I find functional programming more interesting than static versus dynamic typing. It is nice to know, for example, that I didn’t accidentally pass a string to a function expecting a number, for example. But it’s much more valuable to know that calling a function didn’t change the state of my program in an unexpected way. You can understand a functional programs by understanding each function in isolation. With conventional imperative programs, you have to worry more about the interactions of functions and the order in which they are called.

You can choose to program in a functional style using a non-functional language, say in Python, but doing so is a matter of convention and is not enforced by the language. This returns to the matter of trusting yourself and your colleagues rather than trusting the language.

I believe that in the future there will be more emphasis on language features that make it easier to reason about code. One driving factor is the rise of multi-core processors. Reasoning about multi-threaded code is very difficult and most programmers have avoid it until now, but programmers are being forced to write multi-threaded software in order to take advantage of multi-core processors. I don’t believe functional programming will ever become dominant, though I do believe it will become more common.

10 thoughts on “Reasoning about code”

Daniel Lemire

11 August 2009 at 09:30

My experience has been that working with the codes of others is not a problem if everyone is an expert programmer. In these cases, the language is not much of an issue though you need everyone to be fluent in the chosen languages.

You have problems when weak programmers are part of your team. Maybe they are weak because they have little experience with the language, or they are just not good programmers in general.

Regarding Python and functional programming, the problem with a pure functional approach is that it may make things awkward at times. Look for Haskell recipes and you will find out that people have had to be extremely clever to implement what would be an elementary algorithm in Java. In this regard, a hybrid approach like the one Python uses is best.

Thus, I am convinced that Ruby on Rails is indeed a great thing (even though I never tried it) but it solves one particular problem. Maybe functional programming in MapReduce is absolutely fantastic too.
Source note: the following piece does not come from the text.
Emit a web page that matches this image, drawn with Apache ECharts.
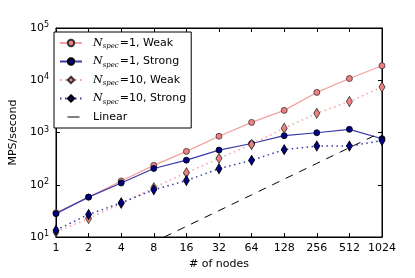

Sadly, or happily, to be good at programming, you need to know many languages, many tricks, many techniques.
Danny

11 August 2009 at 10:40

This seems to be an argument for strict style guidelines. At the big software company I worked for, there were many disallowed constructs, even for C++ (e.g., no passing by reference if it’s not const). Obviously if there was some strange reason that you absolutely had to break the rules, you could, but it would require convincing the code reviewer that there was no other clean way, and you’d need to put in a comment explaining your decision and warning people that the typical convention doesn’t apply.

This was a real revelation for me. Once you have strict style guidelines (even down to the naming of functions and spacing of for loops), you can make very strong assumptions about what a line of code means, to the point where you can understand a whole block of somebody else’s just by glancing at it. I don’t know how you would reasonably collaboratively develop code otherwise.

So what I’m getting at is that it seems to be a shortcoming of the company’s style practices, and it seems cheap to blame it on the language/framework itself.
Daniel Lemire

11 August 2009 at 11:09

@Danny Well, you had formal code review, which is, in itself, a fantastic tool. I’m not sure you need the company-specific conventions if you have code review. The code reviewer will enforce, de facto, the necessary conventions.

Combining unit testing and code review, and you will get clean, maintainable code every time. The language will not matter a lot. (Of course, higher-level languages will cost less.)
Daniel Lemire

11 August 2009 at 11:15

@John

Automated tests are useful, but necessarily shallow (given that we still don’t have strong AI). You may abide by the conventions, but write overly complicated code because you forgot to check for a simpler approach. A human being peering through your code will tend to ask “code this be simpler?”.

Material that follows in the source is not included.